Thoughts on Uri Beliner, Katherine Maher, and NPR

Agreeing with a political position is political.

If Alice thinks the Democrats are right 90% of the time and votes accordingly, she’s a Democrat. That’s what that means. If she supports the Democrats in conflicts with Republicans because while she might not agree with the Democrats right now, she knows she’s probably going to agree with them in the future, that’s being partisan. That’s what that word means.

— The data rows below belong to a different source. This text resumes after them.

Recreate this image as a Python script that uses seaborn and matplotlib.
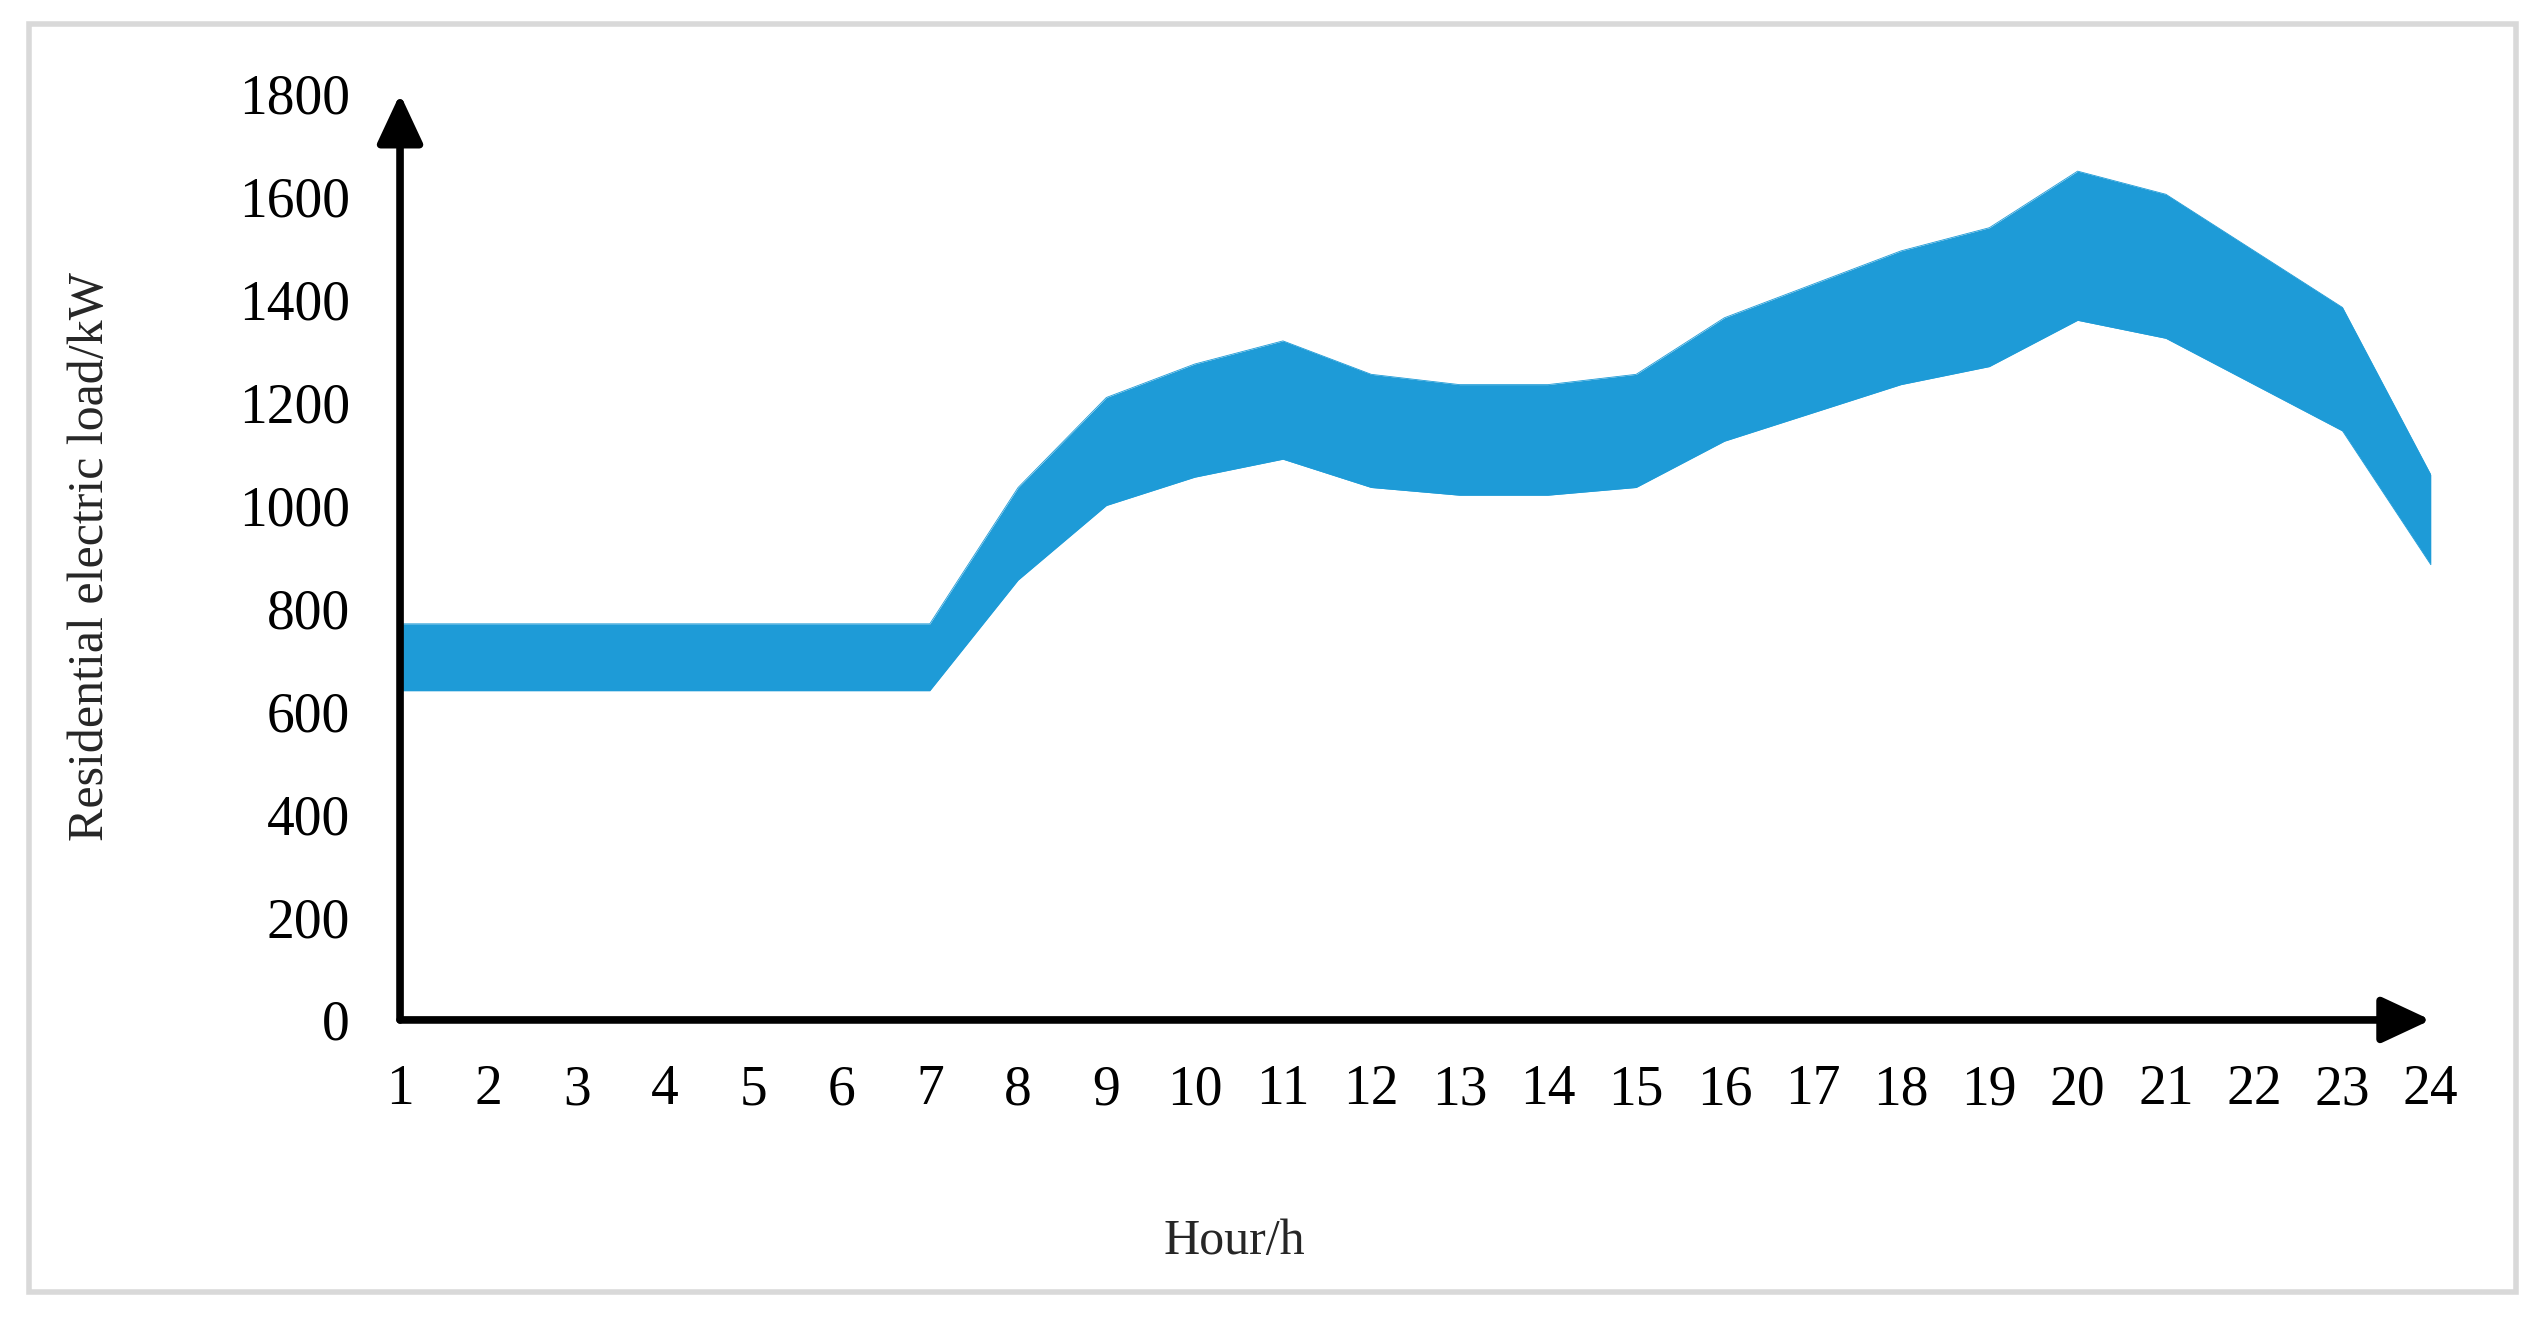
import seaborn as sns
import matplotlib.pyplot as plt
import matplotlib.patches as patches
import pandas as pd

# hourly residential electric load band (kW)
hours = list(range(1, 25))
load_upper = [770, 770, 770, 770, 770, 770, 770, 1035, 1210, 1275, 1320, 1255,
              1235, 1235, 1255, 1365, 1430, 1495, 1540, 1650, 1605, 1495, 1385, 1060]
load_lower = [640, 640, 640, 640, 640, 640, 640, 855, 1000, 1055, 1090, 1035,
              1020, 1020, 1035, 1125, 1180, 1235, 1270, 1360, 1325, 1235, 1145, 885]
y_ticks = [0, 200, 400, 600, 800, 1000, 1200, 1400, 1600, 1800]

band_color = '#1E9BD7'

df = pd.DataFrame({'hour': hours, 'upper': load_upper, 'lower': load_lower})

sns.set_style('white')
plt.rcParams['font.family'] = ['Liberation Serif', 'DejaVu Serif']

fig = plt.figure(figsize=(25.48, 13.31), dpi=100)
ax = fig.add_axes([0.157, 0.2337, 0.797, 0.6957])

# light grey frame round the whole chart
fig.patches.append(patches.Rectangle((0.0114, 0.0293), 0.976, 0.9527, transform=fig.transFigure,
                                     fill=False, edgecolor='#d9d9d9', linewidth=4))

ax.fill_between(df['hour'], df['lower'], df['upper'], color=band_color, linewidth=0)
sns.lineplot(data=df, x='hour', y='upper', ax=ax, color=band_color, linewidth=0.6)
sns.lineplot(data=df, x='hour', y='lower', ax=ax, color=band_color, linewidth=0.6)

ax.set_xlim(1, 24)
ax.set_ylim(0, 1800)
ax.set_xticks(hours)
ax.set_yticks(y_ticks)
ax.tick_params(axis='both', length=0, labelsize=40, colors='black')
ax.tick_params(axis='x', pad=32)
ax.tick_params(axis='y', pad=36)

for s in ax.spines.values():
    s.set_visible(False)

# axis lines with arrow heads
arrow = dict(arrowstyle='-|>,head_length=3.0,head_width=1.4', lw=5.5, color='black',
             shrinkA=0, shrinkB=0)
ax.annotate('', xy=(0, 1), xytext=(0, 0), xycoords='axes fraction', arrowprops=arrow)
ax.annotate('', xy=(1, 0), xytext=(0, 0), xycoords='axes fraction', arrowprops=arrow)

ax.set_xlabel('Hour/h', fontsize=36)
ax.set_ylabel('Residential electric load/kW', fontsize=36)
ax.yaxis.set_label_coords(-0.141, 0.5)
ax.xaxis.set_label_coords(0.411, -0.214)

fig.savefig('out.png', dpi=100, facecolor='white')
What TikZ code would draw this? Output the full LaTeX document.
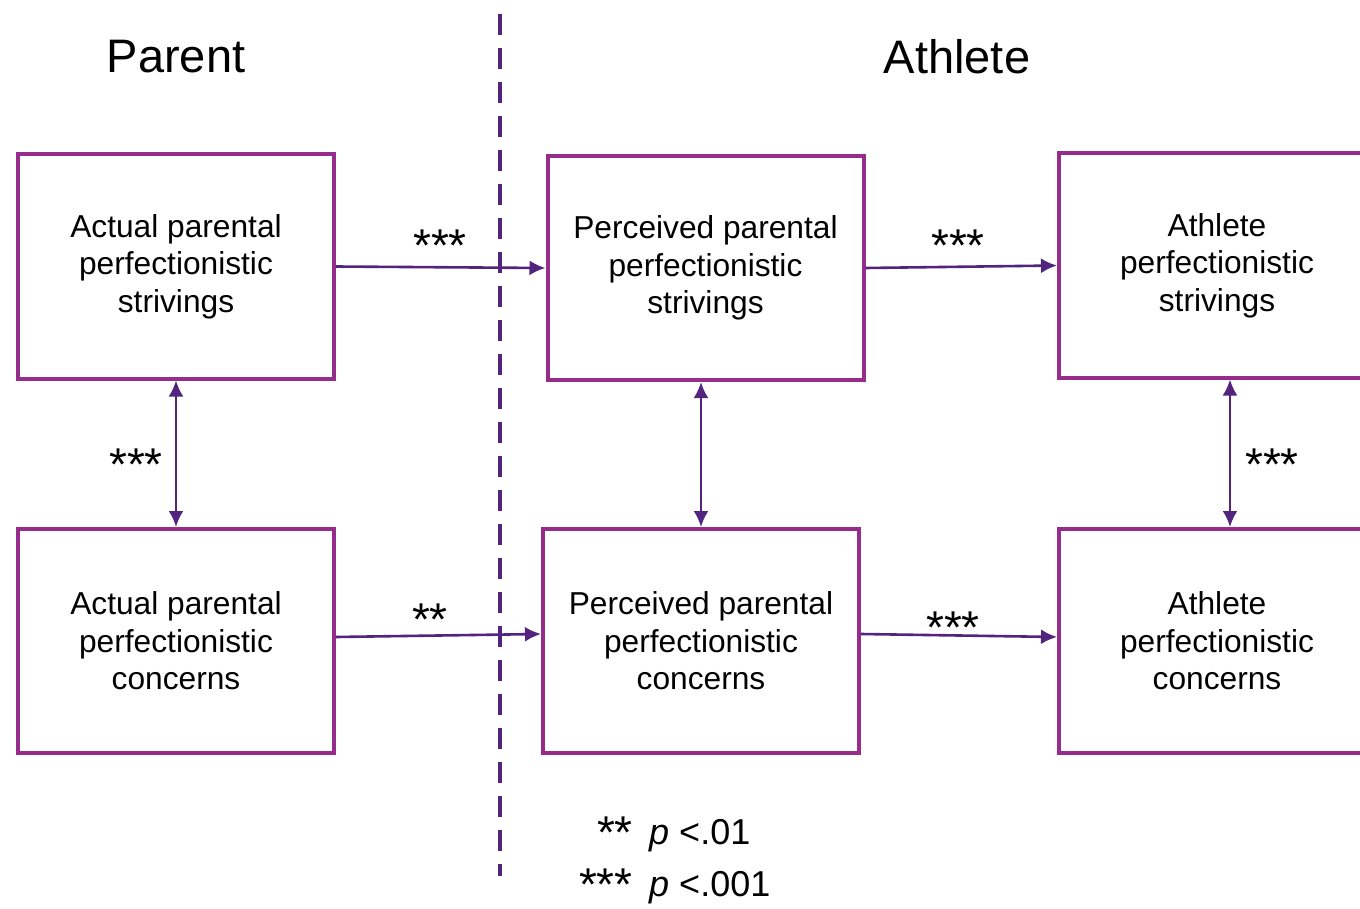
\documentclass[tikz,border=0pt]{standalone}
\usepackage{fontspec}
\setmainfont{Liberation Sans}
\usetikzlibrary{arrows.meta,positioning}

\definecolor{boxpurple}{RGB}{150,45,140}
\definecolor{arrowpurple}{RGB}{82,36,128}

\tikzset{
  box/.style={draw=boxpurple, line width=4pt, minimum width=316pt, minimum height=224pt,
    inner sep=0pt, align=center, font=\fontsize{31.7}{37.5}\selectfont},
  conn/.style={draw=arrowpurple, line width=2.6pt, -{Latex[length=16pt,width=15pt]}},
  twoway/.style={conn, {Latex[length=16pt,width=15pt]}-{Latex[length=16pt,width=15pt]}},
  stars/.style={font=\fontsize{46}{46}\selectfont, inner sep=0pt},
  title/.style={font=\fontsize{47}{47}\selectfont},
  legend/.style={font=\fontsize{36}{36}\selectfont, inner sep=0pt}
}

\begin{document}
\begin{tikzpicture}[x=1pt, y=-1pt]
\useasboundingbox (0,0) rectangle (1360,909);

% headings and divider
\node[title] (parent) at (176,57) {Parent};
\node[title] (athlete) at (957,57) {Athlete};
\draw[arrowpurple, line width=4.5pt, dash pattern=on 21pt off 13pt] (500,14) -- (500,876);

% boxes
\node[box] (aps) at (176,266.5) {Actual parental\\perfectionistic\\strivings};
\node[box] (apc) at (176,641) {Actual parental\\perfectionistic\\concerns};
\node[box] (pps) at (705.5,268) {Perceived parental\\perfectionistic\\strivings};
\node[box] (ppc) at (701,641) {Perceived parental\\perfectionistic\\concerns};
\node[box] (ats) at (1217,265.5) {Athlete\\perfectionistic\\strivings};
\node[box] (atc) at (1217,641) {Athlete\\perfectionistic\\concerns};

% paths
\draw[conn] (aps.east) -- (pps.west);
\draw[conn] ([yshift=4pt]apc.east) -- ([yshift=7pt]ppc.west);
\draw[conn] (pps.east) -- (ats.west);
\draw[conn] ([yshift=7pt]ppc.east) -- ([yshift=4pt]atc.west);
\draw[twoway] (aps.south) -- (apc.north);
\draw[twoway] (pps.south -| ppc.north) -- (ppc.north);
\draw[twoway] ([xshift=13pt]ats.south) -- ([xshift=13pt]atc.north);

% significance
\node[stars] (s1) at (440,246) {***};
\node[stars] (s2) at (430,620) {**};
\node[stars] (s3) at (958,246) {***};
\node[stars] (s4) at (953,628) {***};
\node[stars] (s5) at (136,465) {***};
\node[stars] (s6) at (1272,465) {***};

% legend
\node[stars, anchor=east] (k1) at (633,833) {**};
\node[legend, anchor=west] (k1p) at (649,836) {\textit{p} <.01};
\node[stars, anchor=east] (k2) at (633,885) {***};
\node[legend, anchor=west] (k2p) at (649,888) {\textit{p} <.001};
\end{tikzpicture}
\end{document}
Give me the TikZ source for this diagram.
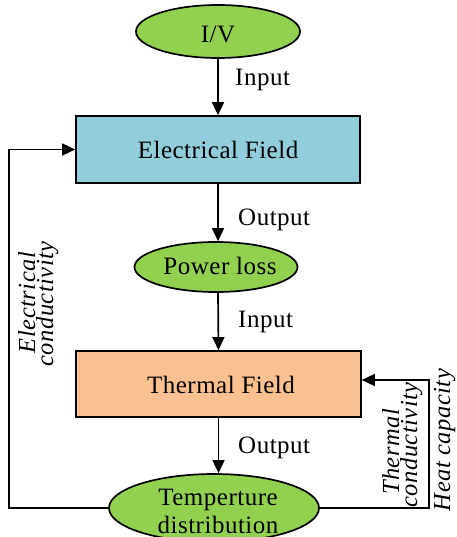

Looking at the Uri Berliner affair, I think way too many people in NPR think, “But of course we’re all Democrats. We agree with them!” The NPR staffers aren’t lying. They’re not siding with the Democrats out of vindictiveness or funding desires. (The GOP has been sawing on ‘defund NPR’ for a while, so siding with the Democrats could reasonably be interpreted as a self-serving move for NPR staffers.) People tend not to carefully silo themselves, so the various positions might blend together.

But if everyone at NPR is a Democrat, that means everyone at NPR is a Democrat. And if they show the world as they see it, that’s going to be a very slanted worldview.

I looked at Uri Berliner’s essay at the FP and Maher’s reply at NPR. Katherine Maher does not seem to address any of the points Berliner raised. She doesn’t address newsroom bias, she doesn’t really talk about ideological conformity, nor the ‘lecturing tone’ Berliner criticizes. I was unconvinced.

I’m a Subaru-driving, PhD student at a private university in Denver. I listen to a lot of radio and read a lot of news. I’m NPR’s prime target, and I don’t listen to them.